| MATERIAL PROVIDED |
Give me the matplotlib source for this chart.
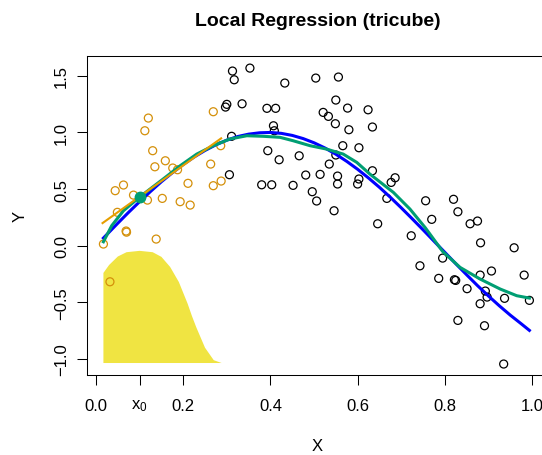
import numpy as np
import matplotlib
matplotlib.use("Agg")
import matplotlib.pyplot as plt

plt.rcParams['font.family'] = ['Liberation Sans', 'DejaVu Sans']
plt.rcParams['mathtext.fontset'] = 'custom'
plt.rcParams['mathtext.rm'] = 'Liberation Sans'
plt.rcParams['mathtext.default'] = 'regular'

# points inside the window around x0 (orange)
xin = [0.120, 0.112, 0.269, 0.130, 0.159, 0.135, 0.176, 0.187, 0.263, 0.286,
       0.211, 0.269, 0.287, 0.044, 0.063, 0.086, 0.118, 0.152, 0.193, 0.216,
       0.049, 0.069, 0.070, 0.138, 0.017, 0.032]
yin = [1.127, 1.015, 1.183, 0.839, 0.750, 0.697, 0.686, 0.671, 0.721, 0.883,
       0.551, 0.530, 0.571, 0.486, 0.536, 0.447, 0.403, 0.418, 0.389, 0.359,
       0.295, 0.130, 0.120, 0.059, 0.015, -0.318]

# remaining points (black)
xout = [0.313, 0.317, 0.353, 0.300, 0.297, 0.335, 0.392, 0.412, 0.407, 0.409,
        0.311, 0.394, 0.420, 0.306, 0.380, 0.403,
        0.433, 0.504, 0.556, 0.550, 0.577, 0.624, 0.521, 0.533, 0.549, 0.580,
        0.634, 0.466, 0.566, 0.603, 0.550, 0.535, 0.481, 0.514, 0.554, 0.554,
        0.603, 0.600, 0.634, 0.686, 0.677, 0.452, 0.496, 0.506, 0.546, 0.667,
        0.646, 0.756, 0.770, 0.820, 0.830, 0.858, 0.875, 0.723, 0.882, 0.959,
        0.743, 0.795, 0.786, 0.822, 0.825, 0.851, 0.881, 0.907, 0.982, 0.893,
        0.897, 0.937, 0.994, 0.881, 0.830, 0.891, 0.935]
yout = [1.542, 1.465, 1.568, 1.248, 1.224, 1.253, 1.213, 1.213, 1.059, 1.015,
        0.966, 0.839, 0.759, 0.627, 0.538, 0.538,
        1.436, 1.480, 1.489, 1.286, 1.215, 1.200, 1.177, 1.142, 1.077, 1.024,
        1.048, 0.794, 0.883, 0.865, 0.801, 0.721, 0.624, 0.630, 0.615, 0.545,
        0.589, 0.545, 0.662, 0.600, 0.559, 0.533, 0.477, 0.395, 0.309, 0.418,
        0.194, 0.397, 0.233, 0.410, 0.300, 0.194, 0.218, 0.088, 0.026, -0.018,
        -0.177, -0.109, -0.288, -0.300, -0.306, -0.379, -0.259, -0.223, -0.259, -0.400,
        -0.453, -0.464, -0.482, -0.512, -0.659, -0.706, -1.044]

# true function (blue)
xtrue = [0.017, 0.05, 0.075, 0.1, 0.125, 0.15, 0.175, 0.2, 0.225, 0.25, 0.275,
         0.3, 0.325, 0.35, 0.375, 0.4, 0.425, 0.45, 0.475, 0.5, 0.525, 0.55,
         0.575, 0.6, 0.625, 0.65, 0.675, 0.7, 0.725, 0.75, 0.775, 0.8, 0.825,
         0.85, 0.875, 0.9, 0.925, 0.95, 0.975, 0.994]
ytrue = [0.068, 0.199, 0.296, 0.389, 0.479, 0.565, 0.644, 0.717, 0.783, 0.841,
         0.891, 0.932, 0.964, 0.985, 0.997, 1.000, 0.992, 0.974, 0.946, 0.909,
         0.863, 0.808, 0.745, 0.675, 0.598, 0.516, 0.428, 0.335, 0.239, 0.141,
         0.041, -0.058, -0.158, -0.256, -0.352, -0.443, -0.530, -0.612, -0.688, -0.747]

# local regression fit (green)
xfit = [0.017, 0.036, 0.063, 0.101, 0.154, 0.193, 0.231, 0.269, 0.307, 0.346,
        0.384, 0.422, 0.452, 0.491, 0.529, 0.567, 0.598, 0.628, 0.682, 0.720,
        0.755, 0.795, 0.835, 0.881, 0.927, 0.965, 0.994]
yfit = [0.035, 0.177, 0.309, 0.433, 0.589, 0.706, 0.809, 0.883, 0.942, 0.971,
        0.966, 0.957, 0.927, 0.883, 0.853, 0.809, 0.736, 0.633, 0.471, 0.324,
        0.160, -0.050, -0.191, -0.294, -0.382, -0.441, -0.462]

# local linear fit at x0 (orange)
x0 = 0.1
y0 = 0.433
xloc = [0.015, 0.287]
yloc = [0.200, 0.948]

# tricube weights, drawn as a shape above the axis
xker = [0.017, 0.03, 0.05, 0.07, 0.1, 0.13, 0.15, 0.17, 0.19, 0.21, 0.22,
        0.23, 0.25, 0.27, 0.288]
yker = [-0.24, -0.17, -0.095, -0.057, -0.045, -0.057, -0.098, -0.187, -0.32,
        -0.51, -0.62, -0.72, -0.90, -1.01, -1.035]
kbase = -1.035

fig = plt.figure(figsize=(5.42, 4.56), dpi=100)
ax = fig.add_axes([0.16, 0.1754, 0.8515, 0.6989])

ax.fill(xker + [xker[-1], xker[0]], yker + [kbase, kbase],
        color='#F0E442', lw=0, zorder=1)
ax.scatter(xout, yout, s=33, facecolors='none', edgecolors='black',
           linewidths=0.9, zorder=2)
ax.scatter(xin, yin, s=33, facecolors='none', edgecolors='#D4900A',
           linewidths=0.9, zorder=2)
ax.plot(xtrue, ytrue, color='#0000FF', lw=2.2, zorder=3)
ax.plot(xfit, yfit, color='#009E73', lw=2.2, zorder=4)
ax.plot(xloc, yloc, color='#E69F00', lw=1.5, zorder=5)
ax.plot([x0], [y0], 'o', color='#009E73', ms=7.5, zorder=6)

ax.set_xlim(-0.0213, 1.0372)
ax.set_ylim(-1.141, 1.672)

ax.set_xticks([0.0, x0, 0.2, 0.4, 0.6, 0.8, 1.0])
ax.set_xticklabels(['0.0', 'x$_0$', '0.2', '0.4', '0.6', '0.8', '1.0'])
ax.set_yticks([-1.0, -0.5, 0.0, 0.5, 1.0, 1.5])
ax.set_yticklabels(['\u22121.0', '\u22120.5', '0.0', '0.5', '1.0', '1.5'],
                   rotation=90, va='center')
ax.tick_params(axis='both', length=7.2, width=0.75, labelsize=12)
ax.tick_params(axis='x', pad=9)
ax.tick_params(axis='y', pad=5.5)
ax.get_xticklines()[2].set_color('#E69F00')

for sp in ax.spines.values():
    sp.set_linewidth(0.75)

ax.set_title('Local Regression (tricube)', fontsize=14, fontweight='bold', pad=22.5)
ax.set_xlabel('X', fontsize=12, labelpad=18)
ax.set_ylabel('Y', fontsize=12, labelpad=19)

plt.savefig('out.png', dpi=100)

| WORK TO BE COMPLETED |
Repeat only the lines from the beginning of the material through the line containing "plt.rcParams['mathtext.default'] = 'regular'", both ends kept, leaving pictures out.

| SOLUTION TO THE PROBLEM |
Give me the matplotlib source for this chart.
import numpy as np
import matplotlib
matplotlib.use("Agg")
import matplotlib.pyplot as plt

plt.rcParams['font.family'] = ['Liberation Sans', 'DejaVu Sans']
plt.rcParams['mathtext.fontset'] = 'custom'
plt.rcParams['mathtext.rm'] = 'Liberation Sans'
plt.rcParams['mathtext.default'] = 'regular'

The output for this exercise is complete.